Coulis’s abstraction of form in these paintings departs even further from her past representations of still life motifs. Lemon shapes repeat and overlap bathed in chromatic oil paint, while circles suggest oranges in colors from blues to scarlets to greens. These contours accumulate in layers in several paintings, and begin to form “eyes”. In other paintings, the only hint of representation is a blunted point at the end of a yellow oblong form, loosely indicating a citrus fruit. Soft fields of brushy color seem to flatten the masses of objects as Coulis layers shapes on top of each other, creating near-repeating patterns that travel diagonally across the picture plane.

A new trio of sculptures accompany the paintings in this show. Building on her past explorations of two-dimensionality expressed three-dimensionally, these shaped wooden constructions employ color to describe or subvert the appearance of bouquets, hourglasses or vessels. Their bases could be fruit stands or mountainous landscapes, their rounded caps are perhaps balloons, flowers, or signs. The forms themselves seem to describe a new representation entirely: something more akin to a feeling than an object.
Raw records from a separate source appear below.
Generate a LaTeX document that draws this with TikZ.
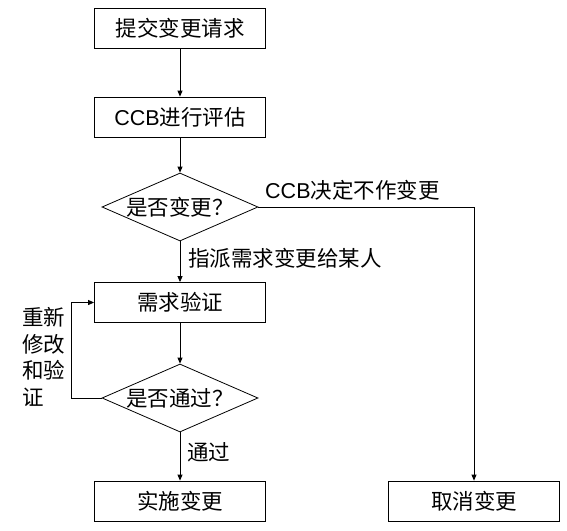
\documentclass[tikz,border=0pt]{standalone}
\usepackage{fontspec}
\setmainfont{Liberation Sans}
\newfontfamily\cjk{Noto Sans CJK SC}
\usetikzlibrary{arrows.meta,shapes.geometric}
\begin{document}
\begin{tikzpicture}[x=1pt,y=-1pt,
  every node/.style={font=\fontsize{21.5pt}{26.7pt}\selectfont},
  box/.style={draw,line width=0.8pt,minimum width=171pt,minimum height=40pt,inner sep=0pt},
  dia/.style={draw,line width=0.8pt,shape=diamond,aspect=2.3,minimum width=156pt,minimum height=68pt,inner sep=-2pt},
  arr/.style={draw,line width=0.8pt,-{Triangle[length=6pt,width=5pt]}},
  lab/.style={anchor=west,inner sep=0pt}]
\useasboundingbox (0,0) rectangle (567,530);
\node[box] (b1) at (180,28) {\cjk 提交变更请求};
\node[box] (b2) at (180,117) {CCB\cjk 进行评估};
\node[dia] (d1) at (180,207) {\cjk 是否变更？};
\node[box] (b3) at (180,302.5) {\cjk 需求验证};
\node[dia] (d2) at (180,398) {\cjk 是否通过？};
\node[box] (b4) at (180,501) {\cjk 实施变更};
\node[box] (b5) at (474,501) {\cjk 取消变更};
\draw[arr] (b1) -- (b2);
\draw[arr] (b2) -- (d1);
\draw[arr] (d1) -- (b3);
\draw[arr] (b3) -- (d2);
\draw[arr] (d2) -- (b4);
\draw[arr] (d1.east) -| (b5.north);
\draw[arr] (d2.west) -- ++(-30,0) |- (b3.west);
\node[lab] (l1) at (265,190) {CCB\cjk 决定不作变更};
\node[lab] (l2) at (188,258) {\cjk 指派需求变更给某人};
\node[lab] (l3) at (187,452) {\cjk 通过};
\node[anchor=west,inner sep=0pt,align=left] (l4) at (22,357) {\cjk 重新\\\cjk 修改\\\cjk 和验\\\cjk 证};
\end{tikzpicture}
\end{document}
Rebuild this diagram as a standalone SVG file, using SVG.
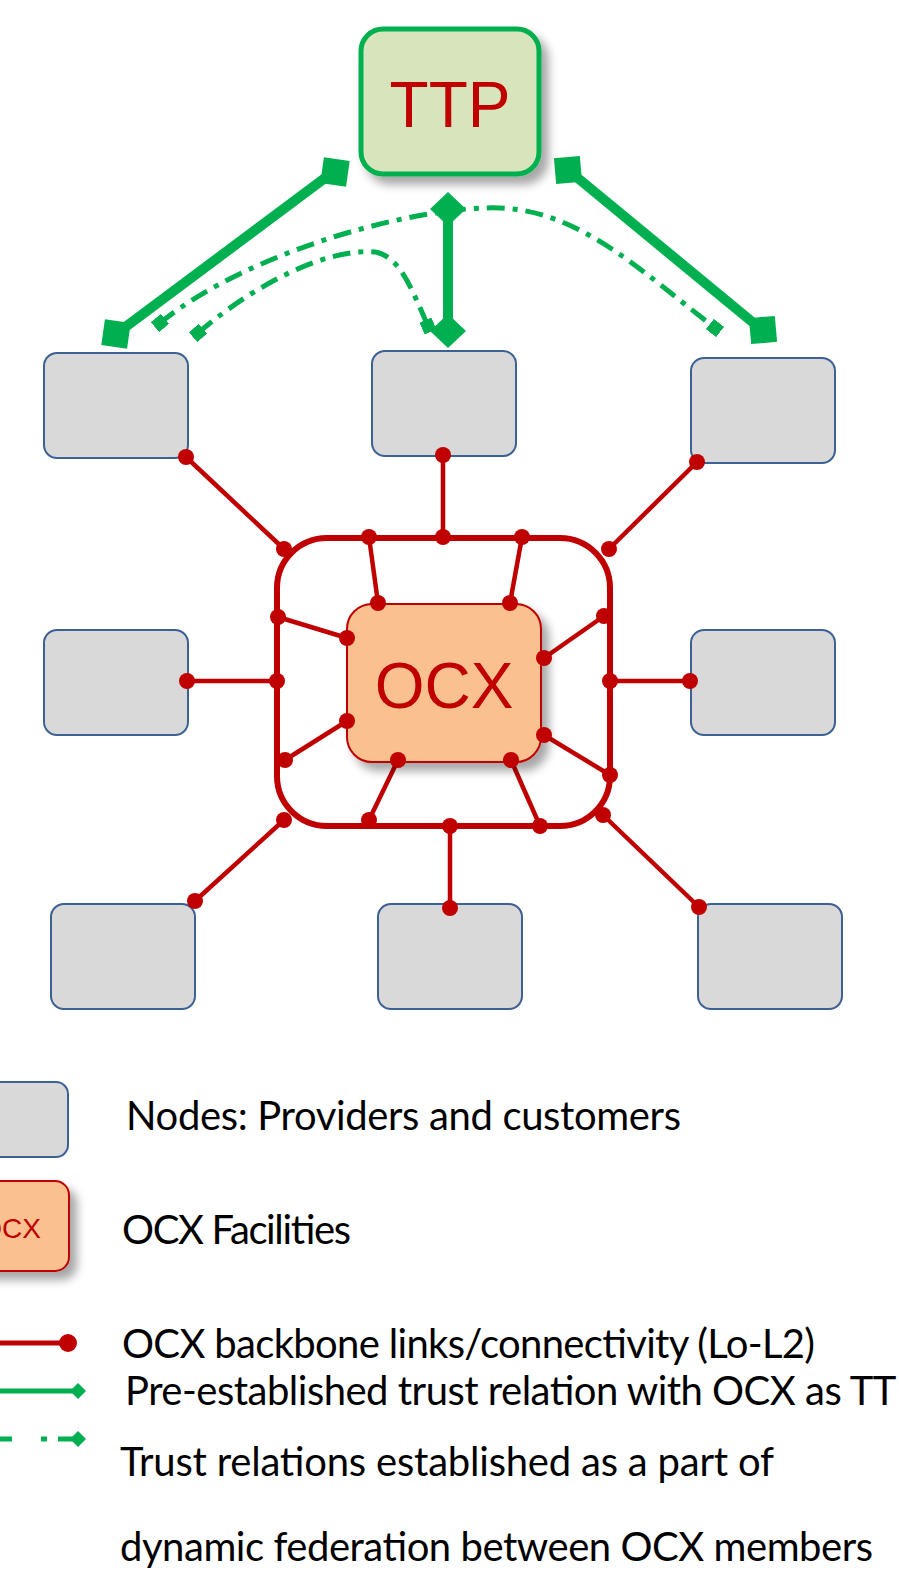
<svg xmlns="http://www.w3.org/2000/svg" width="899" height="1574" viewBox="0 0 899 1574">
<defs>
<style>
.node{fill:#D9D9D9;stroke:#3C6194;stroke-width:2}
.red{stroke:#C00000;stroke-width:4.5;fill:none}
.dot{fill:#C00000}
.gs{stroke:#00B050;stroke-width:10;fill:none}
.gd{stroke:#00B050;stroke-width:5;fill:none;stroke-dasharray:18 8 5 8}
.gf{fill:#00B050}
.lbl{font-family:"Liberation Sans",Arial,sans-serif;fill:#C00000}
.leg{font-family:Lato,"Open Sans",sans-serif;font-size:40px;fill:#000}
</style>
<filter id="sh" x="-20%" y="-20%" width="150%" height="150%">
<feDropShadow dx="7" dy="8" stdDeviation="5" flood-color="#000" flood-opacity="0.35"/>
</filter>
<marker id="sq" viewBox="-6 -6 12 12" markerWidth="2.6" markerHeight="2.6" refX="0" refY="0" orient="auto" markerUnits="strokeWidth">
<rect x="-6" y="-6" width="12" height="12" fill="#00B050"/>
</marker>
</defs>

<g id="connectors">
<g id="backbone-links">
<line class="red" x1="186" y1="457" x2="284" y2="549"/>
<line class="red" x1="443" y1="455" x2="443" y2="537"/>
<line class="red" x1="697" y1="462" x2="609" y2="549"/>
<line class="red" x1="187" y1="681" x2="277" y2="681"/>
<line class="red" x1="690" y1="681" x2="610" y2="681"/>
<line class="red" x1="195" y1="901" x2="284" y2="820"/>
<line class="red" x1="450" y1="908" x2="450" y2="826"/>
<line class="red" x1="699" y1="907" x2="603" y2="815"/>
<line class="red" x1="369" y1="537" x2="378" y2="603"/>
<line class="red" x1="522" y1="537" x2="510" y2="603"/>
<line class="red" x1="278" y1="617" x2="347" y2="638"/>
<line class="red" x1="604" y1="616" x2="544" y2="658"/>
<line class="red" x1="285" y1="760" x2="347" y2="721"/>
<line class="red" x1="610" y1="775" x2="544" y2="735"/>
<line class="red" x1="369" y1="820" x2="398" y2="760"/>
<line class="red" x1="540" y1="826" x2="511" y2="760"/>
</g>
<g id="trust-solid">
<line class="gs" x1="333" y1="172" x2="116" y2="334"/>
<rect class="gf" x="-13" y="-13" width="26" height="26" transform="translate(335,172) rotate(8)"/>
<rect class="gf" x="-13" y="-13" width="26" height="26" transform="translate(116,334) rotate(8)"/>
<line class="gs" x1="568" y1="170" x2="762" y2="330"/>
<rect class="gf" x="-13" y="-13" width="26" height="26" transform="translate(568,170) rotate(-5)"/>
<rect class="gf" x="-13" y="-13" width="26" height="26" transform="translate(763,330) rotate(-5)"/>
<line class="gs" x1="448" y1="208" x2="448" y2="328" stroke-width="11"/>
<polygon class="gf" points="448,192 466,209 448,226 430,209"/>
<polygon class="gf" points="448,314 466,331 448,348 430,331"/>
</g>
<g id="trust-dynamic">
<path class="gd" d="M160,323 C250,250 420,205 500,208 C580,211 640,270 715,328" marker-start="url(#sq)" marker-end="url(#sq)"/>
<path class="gd" d="M198,333 C260,280 330,248 375,252 C400,256 412,290 428,326" marker-start="url(#sq)" marker-end="url(#sq)"/>
</g>
</g>

<g id="ocx-ring">
<rect x="277" y="538" width="333" height="288" rx="50" fill="none" stroke="#C00000" stroke-width="6"/>
</g>

<g id="ttp">
<rect x="361" y="29" width="178" height="145" rx="22" fill="#D8E4BC" stroke="#00B050" stroke-width="5" filter="url(#sh)"/>
<text class="lbl" x="450" y="127" font-size="64" text-anchor="middle">TTP</text>
</g>

<g id="ocx">
<rect x="347" y="604" width="194" height="158" rx="25" fill="#FAC090" stroke="#C00000" stroke-width="2" filter="url(#sh)"/>
<text class="lbl" x="444" y="708" font-size="64" text-anchor="middle">OCX</text>
</g>

<g id="node-1"><rect class="node" x="44" y="353" width="144" height="105" rx="13"/></g>
<g id="node-2"><rect class="node" x="372" y="351" width="144" height="105" rx="13"/></g>
<g id="node-3"><rect class="node" x="691" y="358" width="144" height="105" rx="13"/></g>
<g id="node-4"><rect class="node" x="44" y="630" width="144" height="105" rx="13"/></g>
<g id="node-5"><rect class="node" x="691" y="630" width="144" height="105" rx="13"/></g>
<g id="node-6"><rect class="node" x="51" y="904" width="144" height="105" rx="13"/></g>
<g id="node-7"><rect class="node" x="378" y="904" width="144" height="105" rx="13"/></g>
<g id="node-8"><rect class="node" x="698" y="904" width="144" height="105" rx="13"/></g>

<g id="dots">
<circle class="dot" cx="186" cy="457" r="8"/><circle class="dot" cx="284" cy="549" r="8"/>
<circle class="dot" cx="443" cy="455" r="8"/><circle class="dot" cx="443" cy="537" r="8"/>
<circle class="dot" cx="697" cy="462" r="8"/><circle class="dot" cx="609" cy="549" r="8"/>
<circle class="dot" cx="187" cy="681" r="8"/><circle class="dot" cx="277" cy="681" r="8"/>
<circle class="dot" cx="690" cy="681" r="8"/><circle class="dot" cx="610" cy="681" r="8"/>
<circle class="dot" cx="195" cy="901" r="8"/><circle class="dot" cx="284" cy="820" r="8"/>
<circle class="dot" cx="450" cy="908" r="8"/><circle class="dot" cx="450" cy="826" r="8"/>
<circle class="dot" cx="699" cy="907" r="8"/><circle class="dot" cx="603" cy="815" r="8"/>
<circle class="dot" cx="369" cy="537" r="8"/><circle class="dot" cx="378" cy="603" r="8"/>
<circle class="dot" cx="522" cy="537" r="8"/><circle class="dot" cx="510" cy="603" r="8"/>
<circle class="dot" cx="278" cy="617" r="8"/><circle class="dot" cx="347" cy="638" r="8"/>
<circle class="dot" cx="604" cy="616" r="8"/><circle class="dot" cx="544" cy="658" r="8"/>
<circle class="dot" cx="285" cy="760" r="8"/><circle class="dot" cx="347" cy="721" r="8"/>
<circle class="dot" cx="610" cy="775" r="8"/><circle class="dot" cx="544" cy="735" r="8"/>
<circle class="dot" cx="369" cy="820" r="8"/><circle class="dot" cx="398" cy="760" r="8"/>
<circle class="dot" cx="540" cy="826" r="8"/><circle class="dot" cx="511" cy="760" r="8"/>
</g>

<g id="legend">
<rect class="node" x="-40" y="1082" width="108" height="75" rx="12"/>
<rect x="-40" y="1181" width="109" height="90" rx="14" fill="#FAC090" stroke="#C00000" stroke-width="2" filter="url(#sh)"/>
<text class="lbl" x="41" y="1238" font-size="28" text-anchor="end">OCX</text>
<line x1="0" y1="1343" x2="66" y2="1343" stroke="#C00000" stroke-width="5"/>
<circle class="dot" cx="68" cy="1343" r="9"/>
<line x1="0" y1="1391" x2="74" y2="1391" stroke="#00B050" stroke-width="5"/>
<polygon class="gf" points="78,1383 86,1391 78,1399 70,1391"/>
<line x1="0" y1="1439" x2="12" y2="1439" stroke="#00B050" stroke-width="5"/>
<rect class="gf" x="41" y="1436.5" width="6" height="5"/>
<line x1="58" y1="1439" x2="74" y2="1439" stroke="#00B050" stroke-width="5"/>
<polygon class="gf" points="78,1431 86,1439 78,1447 70,1439"/>
<text class="leg" x="126" y="1130" textLength="555">Nodes: Providers and customers</text>
<text class="leg" x="122" y="1244" textLength="229">OCX Facilities</text>
<text class="leg" x="122" y="1358" textLength="693">OCX backbone links/connectivity (Lo-L2)</text>
<text class="leg" x="125" y="1405" textLength="795">Pre-established trust relation with OCX as TTP</text>
<text class="leg" x="120" y="1476" textLength="654">Trust relations established as a part of</text>
<text class="leg" x="120" y="1561" textLength="753">dynamic federation between OCX members</text>
</g>
</svg>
Holly Coulis (b. 1968, Toronto, Ontario) lives and works in Athens, Georgia. She holds an MFA from the School of the Museum of Fine Arts, Boston, and a BFA from the Ontario College of Art and Design in Toronto. Her work has been reviewed in the New York Times, Los Angeles Times, the New Yorker, Artforum, Art in America, Brooklyn Rail, and Hyperallergic among others. The Blanton Museum of Art in Texas and Nerman Museum of Contemporary Art in Kansas include Holly Coulis’s work in their collections.